The Elgin gas leak in the UK North Sea and other incidents in Nigeria and Yemen ate into the upstream performance as production went down 2%.
The average price of crude also slipped 7% year-on-year, Total said in Friday’s result announcement.
Net profit for the three months to the end of June was EUR 1.61 billion ($1.98 billion) as against EUR 2.81 billion a year earlier.
On an adjusted basis, however, the net rose from EUR 2.79 billion to EUR 2.86 billion.
This was despite sales rising from EUR 45 billion to EUR 49.14 billion and revenue from sales increasing from EUR 40.47 billion to EUR 44.58 billion.
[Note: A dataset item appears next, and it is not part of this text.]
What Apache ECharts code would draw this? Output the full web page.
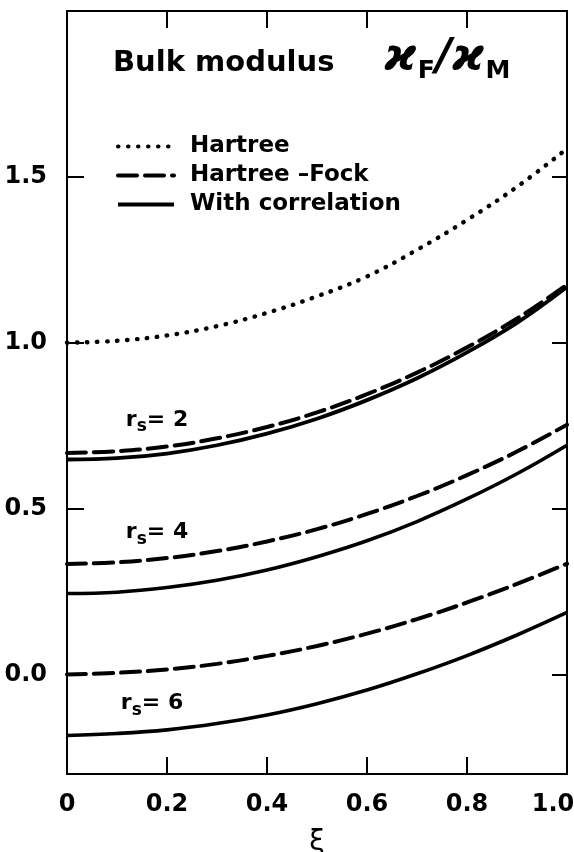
<!DOCTYPE html>
<html>
<head>
<meta charset="utf-8">
<script src="https://cdn.jsdelivr.net/npm/echarts@6/dist/echarts.min.js"></script>
<style>
  html, body { margin: 0; padding: 0; background: #fff; }
  #chart { width: 574px; height: 852px; }
</style>
</head>
<body>
<div id="chart"></div>
<script>
// Spin polarization ξ
const xi = [0, 0.1, 0.2, 0.3, 0.4, 0.5, 0.6, 0.7, 0.8, 0.9, 1.0];

// Hartree (kinetic only)
const hartree = [1.00, 1.006, 1.022, 1.05, 1.09, 1.14, 1.20, 1.28, 1.37, 1.47, 1.585];

// Hartree–Fock for r_s = 2, 4, 6
const hfRs2 = [0.668, 0.673, 0.687, 0.712, 0.746, 0.790, 0.845, 0.910, 0.986, 1.073, 1.175];
const hfRs4 = [0.333, 0.338, 0.351, 0.372, 0.401, 0.438, 0.484, 0.538, 0.601, 0.672, 0.753];
const hfRs6 = [0.000, 0.005, 0.015, 0.032, 0.056, 0.086, 0.123, 0.167, 0.217, 0.273, 0.334];

// With correlation for r_s = 2, 4, 6
const corrRs2 = [0.648, 0.652, 0.666, 0.691, 0.726, 0.771, 0.827, 0.893, 0.971, 1.060, 1.168];
const corrRs4 = [0.244, 0.248, 0.262, 0.284, 0.315, 0.355, 0.403, 0.461, 0.529, 0.605, 0.691];
const corrRs6 = [-0.184, -0.178, -0.167, -0.148, -0.122, -0.088, -0.047, 0.002, 0.057, 0.119, 0.187];

// Axis ticks
const yTickValues = [0, 0.5, 1.0, 1.5];

// Curve annotations: r_s value and its anchor (ξ, value)
const rsLabels = [
  { rs: '2', x: 0.18, y: 0.767 },
  { rs: '4', x: 0.18, y: 0.428 },
  { rs: '6', x: 0.17, y: -0.087 }
];

const FONT = 'DejaVu Sans';
const WEIGHT = 'bold';
const BLACK = '#000';

const pairs = arr => xi.map((x, i) => [x, arr[i]]);

function curve(name, values, type, width) {
  return {
    type: 'line',
    name: name,
    data: pairs(values),
    smooth: 0.4,
    symbol: 'none',
    silent: true,
    itemStyle: { color: BLACK },
    lineStyle: { color: BLACK, width: width, type: type, cap: type === 'solid' ? 'butt' : 'round' },
    z: 3
  };
}

const HF = 'Hartree –Fock';
const WC = 'With correlation';

const chart = echarts.init(document.getElementById('chart'), null, { renderer: 'canvas' });

const tickCommon = { inside: true, length: 17, lineStyle: { color: BLACK, width: 2 } };
const frameLine = { show: true, onZero: false, lineStyle: { color: BLACK, width: 2 } };

chart.setOption({
  backgroundColor: '#fff',
  animation: false,
  grid: { left: 67, right: 7, top: 11, bottom: 78, outerBoundsMode: 'none', containLabel: false },
  title: {
    text: 'Bulk modulus',
    left: 108, top: 44,
    textStyle: { fontFamily: FONT, fontSize: 29, fontWeight: WEIGHT, color: BLACK }
  },
  graphic: [{
    type: 'text',
    left: 384, top: 37,
    style: {
      text: '{k|ϰ}{s|F}{k|/}{k|ϰ}{s|M}',
      rich: {
        k: { fontFamily: FONT, fontSize: 44, fontStyle: 'italic', fontWeight: WEIGHT, fill: BLACK },
        s: { fontFamily: FONT, fontSize: 25, fontWeight: WEIGHT, fill: BLACK, padding: [24, 1, 0, 1] }
      }
    }
  }],
  legend: {
    orient: 'vertical',
    left: 111, top: 130,
    itemWidth: 56, itemHeight: 22, itemGap: 6,
    data: ['Hartree', HF, WC],
    itemStyle: { color: 'rgba(0,0,0,0)', borderWidth: 0, opacity: 0 },
    lineStyle: { width: 4 },
    textStyle: { fontFamily: FONT, fontSize: 23, fontWeight: WEIGHT, color: BLACK, padding: [0, 0, 0, 11] },
    selectedMode: false
  },
  xAxis: [{
    type: 'value', min: 0, max: 1, interval: 0.2, position: 'bottom',
    name: 'ξ', nameLocation: 'middle', nameGap: 55,
    nameTextStyle: { fontFamily: FONT, fontSize: 28, color: BLACK, verticalAlign: 'top' },
    axisLine: frameLine,
    axisTick: tickCommon,
    splitLine: { show: false },
    axisLabel: {
      margin: 19, fontFamily: FONT, fontSize: 24, fontWeight: WEIGHT, color: BLACK,
      formatter: v => (v === 0 ? '0' : v === 1 ? '{e|1.0}' : v.toFixed(1)),
      rich: { e: { fontFamily: FONT, fontSize: 24, fontWeight: WEIGHT, color: BLACK, padding: [0, 28, 0, 0] } }
    }
  }, {
    type: 'value', min: 0, max: 1, interval: 0.2, position: 'top',
    axisLine: frameLine,
    axisTick: tickCommon,
    splitLine: { show: false },
    axisLabel: { show: false }
  }],
  yAxis: [{
    type: 'value', min: -0.3, max: 2.0, position: 'left',
    axisLine: frameLine,
    axisTick: Object.assign({ customValues: yTickValues }, tickCommon),
    splitLine: { show: false },
    axisLabel: {
      customValues: yTickValues,
      margin: 20, fontFamily: FONT, fontSize: 24, fontWeight: WEIGHT, color: BLACK,
      formatter: v => v.toFixed(1)
    }
  }, {
    type: 'value', min: -0.3, max: 2.0, position: 'right',
    axisLine: frameLine,
    axisTick: Object.assign({ customValues: yTickValues }, tickCommon, { length: 15 }),
    splitLine: { show: false },
    axisLabel: { show: false }
  }],
  series: [
    curve('Hartree', hartree, [0.5, 9.5], 4.4),
    curve(HF, hfRs2, [19, 8], 4),
    curve(HF, hfRs4, [19, 8], 4),
    curve(HF, hfRs6, [19, 8], 4),
    curve(WC, corrRs2, 'solid', 3.8),
    curve(WC, corrRs4, 'solid', 3.6),
    curve(WC, corrRs6, 'solid', 3.6),
    {
      type: 'scatter',
      name: 'rs labels',
      symbolSize: 0,
      silent: true,
      itemStyle: { opacity: 1 },
      data: rsLabels.map(d => ({ value: [d.x, d.y], rs: d.rs })),
      label: {
        show: true,
        position: 'inside',
        color: BLACK,
        opacity: 1,
        textBorderWidth: 0,
        formatter: p => '{r|r}{s|s}{r|= ' + p.data.rs + '}',
        rich: {
          r: { fontFamily: FONT, fontSize: 22, fontWeight: WEIGHT, color: BLACK },
          s: { fontFamily: FONT, fontSize: 17, fontWeight: WEIGHT, color: BLACK, padding: [14, 0, 0, 0] }
        }
      },
      z: 5
    }
  ]
});
</script>
</body>
</html>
Purchases were, however, up at EUR 32.29 billion from EUR 28.39 billion while the depreciation bill hiked from EUR 1.53 billion to EUR 2.03 billion.
Total average production for the quarter was 2.26 million barrels of oile equivalent per day as compared with 2.31 MMboepd.
The damage was done in gas where average production sank 6% from 6.08 billion cubic feet per day to 5.72 billion cbf.
Overall there was a loss of 3.5% in production from the Elgin gas leak and shut-in in the North Sea and other incidents in Nigeria.
There was also a 2% drop due to security issues in Yemen and a shut-down in Syria, net of the positive effect of a return to production in Libya following the Arab Spring.
Higher refining margins in Europe, however, brought good news for the refining and chemical business unit.